- WHAT IS BEING ASKED:
Which lines hold the word "script"? Copy each one.

-- Start --

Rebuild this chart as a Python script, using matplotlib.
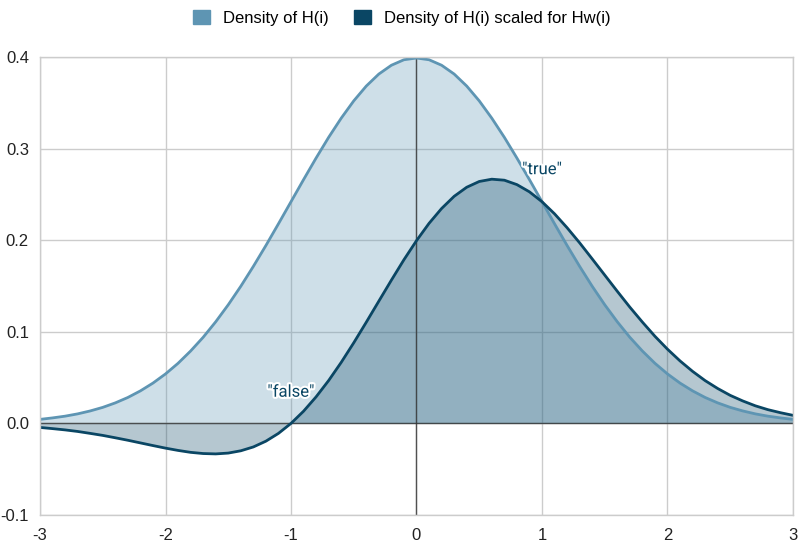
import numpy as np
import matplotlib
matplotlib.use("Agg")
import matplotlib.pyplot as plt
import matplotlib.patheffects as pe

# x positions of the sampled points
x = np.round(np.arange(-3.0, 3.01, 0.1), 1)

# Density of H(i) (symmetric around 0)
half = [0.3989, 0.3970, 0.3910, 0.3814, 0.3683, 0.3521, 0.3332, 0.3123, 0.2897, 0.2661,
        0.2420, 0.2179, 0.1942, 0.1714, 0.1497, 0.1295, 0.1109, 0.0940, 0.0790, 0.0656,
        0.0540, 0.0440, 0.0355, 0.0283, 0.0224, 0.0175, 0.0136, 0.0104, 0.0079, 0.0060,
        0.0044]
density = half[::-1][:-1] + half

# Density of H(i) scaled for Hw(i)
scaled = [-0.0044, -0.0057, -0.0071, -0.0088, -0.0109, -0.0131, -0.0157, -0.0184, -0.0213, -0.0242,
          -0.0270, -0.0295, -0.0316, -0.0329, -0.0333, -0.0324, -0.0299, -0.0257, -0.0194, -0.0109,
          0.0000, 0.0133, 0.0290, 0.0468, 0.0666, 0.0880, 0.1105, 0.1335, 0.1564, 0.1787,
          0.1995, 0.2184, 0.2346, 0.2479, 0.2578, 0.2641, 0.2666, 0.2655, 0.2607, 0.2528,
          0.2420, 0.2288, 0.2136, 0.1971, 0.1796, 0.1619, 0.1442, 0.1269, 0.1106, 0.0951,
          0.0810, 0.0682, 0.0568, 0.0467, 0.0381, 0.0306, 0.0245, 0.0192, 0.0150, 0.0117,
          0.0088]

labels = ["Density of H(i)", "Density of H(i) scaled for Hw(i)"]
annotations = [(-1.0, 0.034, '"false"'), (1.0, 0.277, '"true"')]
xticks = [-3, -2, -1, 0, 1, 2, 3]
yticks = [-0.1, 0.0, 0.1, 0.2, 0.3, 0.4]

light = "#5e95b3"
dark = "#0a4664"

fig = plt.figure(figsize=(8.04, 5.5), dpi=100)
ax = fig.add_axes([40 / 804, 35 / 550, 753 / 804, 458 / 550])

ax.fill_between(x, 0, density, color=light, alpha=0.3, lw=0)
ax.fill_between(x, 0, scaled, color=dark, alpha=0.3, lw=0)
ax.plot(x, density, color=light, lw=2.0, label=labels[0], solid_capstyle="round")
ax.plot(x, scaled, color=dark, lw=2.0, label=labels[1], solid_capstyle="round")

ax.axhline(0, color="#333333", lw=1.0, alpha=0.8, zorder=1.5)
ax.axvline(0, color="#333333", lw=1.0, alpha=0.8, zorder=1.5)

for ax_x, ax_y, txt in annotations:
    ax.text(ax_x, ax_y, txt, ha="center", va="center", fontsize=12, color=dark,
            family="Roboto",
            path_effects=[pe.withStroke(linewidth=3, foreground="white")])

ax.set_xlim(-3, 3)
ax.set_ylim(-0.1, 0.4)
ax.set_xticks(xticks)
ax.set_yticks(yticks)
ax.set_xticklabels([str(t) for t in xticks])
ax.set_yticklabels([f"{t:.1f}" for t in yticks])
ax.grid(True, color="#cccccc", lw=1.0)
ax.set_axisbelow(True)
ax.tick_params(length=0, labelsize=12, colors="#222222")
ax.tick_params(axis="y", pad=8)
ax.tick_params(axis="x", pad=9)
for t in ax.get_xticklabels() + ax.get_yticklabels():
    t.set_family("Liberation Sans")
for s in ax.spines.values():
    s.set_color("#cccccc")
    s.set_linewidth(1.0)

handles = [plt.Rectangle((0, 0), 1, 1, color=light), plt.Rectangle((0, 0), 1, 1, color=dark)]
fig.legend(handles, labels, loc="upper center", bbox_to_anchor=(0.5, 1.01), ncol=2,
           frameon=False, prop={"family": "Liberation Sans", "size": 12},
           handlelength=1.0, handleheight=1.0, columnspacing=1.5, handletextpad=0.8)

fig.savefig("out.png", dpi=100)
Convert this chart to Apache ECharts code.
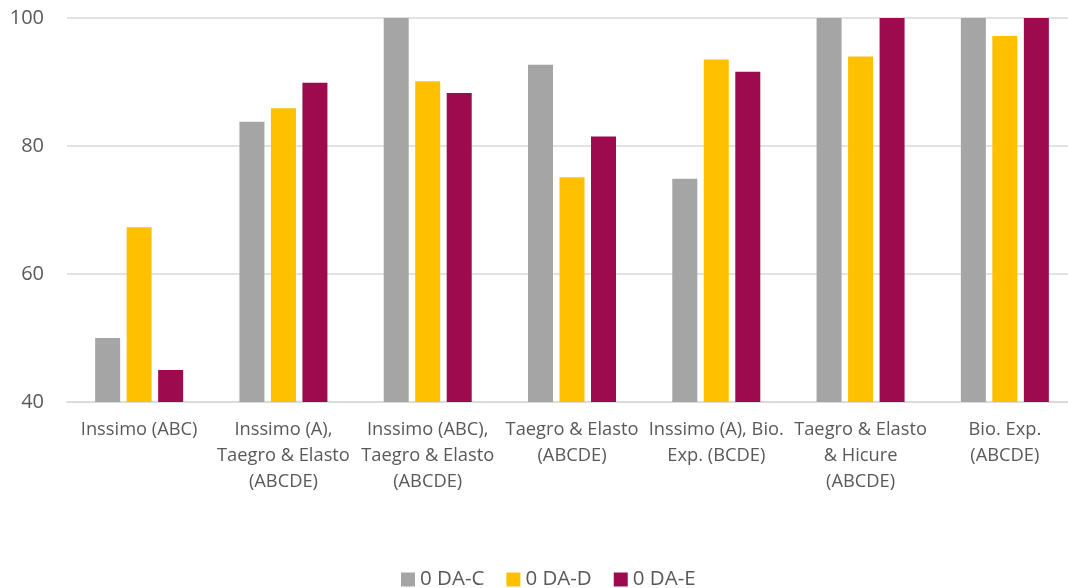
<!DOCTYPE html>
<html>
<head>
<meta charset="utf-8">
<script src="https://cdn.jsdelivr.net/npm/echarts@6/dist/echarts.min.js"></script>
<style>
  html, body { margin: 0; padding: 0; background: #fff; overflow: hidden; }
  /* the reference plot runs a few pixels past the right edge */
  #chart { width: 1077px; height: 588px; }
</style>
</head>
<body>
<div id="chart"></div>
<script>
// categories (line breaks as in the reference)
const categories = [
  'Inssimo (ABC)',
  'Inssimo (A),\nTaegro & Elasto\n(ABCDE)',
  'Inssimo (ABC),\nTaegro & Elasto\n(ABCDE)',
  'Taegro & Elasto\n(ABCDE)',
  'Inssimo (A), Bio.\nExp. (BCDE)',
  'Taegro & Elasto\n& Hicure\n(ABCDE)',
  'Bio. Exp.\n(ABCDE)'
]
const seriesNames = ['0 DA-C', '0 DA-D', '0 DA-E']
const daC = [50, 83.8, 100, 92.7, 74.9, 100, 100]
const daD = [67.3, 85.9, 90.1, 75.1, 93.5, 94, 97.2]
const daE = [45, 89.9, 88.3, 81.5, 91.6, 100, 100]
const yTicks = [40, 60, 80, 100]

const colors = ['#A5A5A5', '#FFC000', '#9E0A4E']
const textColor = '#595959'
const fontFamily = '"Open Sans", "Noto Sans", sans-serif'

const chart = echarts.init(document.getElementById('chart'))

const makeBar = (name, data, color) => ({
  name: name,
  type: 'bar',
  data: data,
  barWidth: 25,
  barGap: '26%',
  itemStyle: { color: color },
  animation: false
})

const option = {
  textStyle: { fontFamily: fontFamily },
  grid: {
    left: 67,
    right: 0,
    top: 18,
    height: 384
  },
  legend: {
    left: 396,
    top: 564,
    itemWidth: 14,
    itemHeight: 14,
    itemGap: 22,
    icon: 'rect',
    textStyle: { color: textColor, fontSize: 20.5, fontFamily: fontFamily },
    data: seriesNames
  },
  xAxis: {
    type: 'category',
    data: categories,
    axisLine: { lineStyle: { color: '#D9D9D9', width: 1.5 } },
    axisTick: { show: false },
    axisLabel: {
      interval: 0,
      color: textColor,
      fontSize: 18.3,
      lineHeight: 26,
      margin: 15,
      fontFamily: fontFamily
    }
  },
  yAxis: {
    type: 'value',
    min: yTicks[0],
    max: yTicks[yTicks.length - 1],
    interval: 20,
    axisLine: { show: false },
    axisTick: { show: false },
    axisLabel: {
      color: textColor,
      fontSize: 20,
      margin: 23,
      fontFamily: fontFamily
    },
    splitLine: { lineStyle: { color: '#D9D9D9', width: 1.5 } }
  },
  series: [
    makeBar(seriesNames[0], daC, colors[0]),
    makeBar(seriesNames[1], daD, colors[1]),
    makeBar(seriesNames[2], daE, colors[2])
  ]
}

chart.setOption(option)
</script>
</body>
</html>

-- End --

- ANSWER TO THE PROBLEM:
Rebuild this chart as a Python script, using matplotlib.
<script src="https://cdn.jsdelivr.net/npm/echarts@6/dist/echarts.min.js"></script>
<script>
</script>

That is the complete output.